The 2022 Amended and Restated LTIP and ESP Plan were conditionally approved by the TSX Venture Exchange (the “TSXV”) on September 8, 2023 and remain subject to final acceptance of the TSXV.

The Company’s full voting results at the meeting are available on SEDAR+ at www.sedarplus.ca.

Acquisition of Easement

The Company is also pleased to announce that it has obtained an easement (the “Easement”) on lands adjacent to the Company’s refinery facility, located north of Toronto (the “Refinery”), for the purpose of installing, operating and maintaining certain electrical works servicing water pumping facilities located on the Refinery in exchange for a total of 10,000 Common Shares at a deemed issue price of $0.74 per Common Share, representing an aggregate purchase price of $7,400 based on Electra’s closing price of October 24, 2023.

The Common Shares issued to obtain the Easement will be subject to a four-month hold from the date of issue.

The acquisition of the Easement is an arm’s length transaction for the purposes of the policies of the TSX Venture Exchange (the “TSXV”), and no finder’s fees are payable in connection therewith.
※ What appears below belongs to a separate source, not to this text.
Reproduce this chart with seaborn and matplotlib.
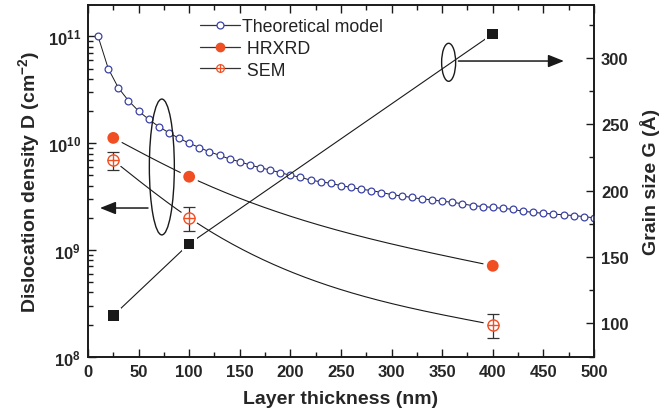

The acquisition was completed as an “Expedited Acquisition” under TSXV Policy 5.3 – Acquisitions and Dispositions of Non-Cash Assets, and remains subject to the TSXV’s final acceptance.

About Electra Battery Materials

Electra is a processor of low-carbon, ethically-sourced battery materials. Currently constructing North America’s only cobalt sulfate refinery, Electra is executing a multipronged strategy focused on onshoring the electric vehicle supply chain. Keys to its strategy are integrating black mass recycling and nickel sulfate production at Electra’s Refinery located north of Toronto, advancing Iron Creek, its cobalt-copper exploration-stage project in the Idaho Cobalt Belt, and expanding cobalt sulfate processing into Bécancour, Quebec. For more information visit www.ElectraBMC.com.

Neither the TSX Venture Exchange nor its Regulation Services Provider (as that term is defined in policies of the TSX Venture Exchange) accepts responsibility for the adequacy or accuracy of this release.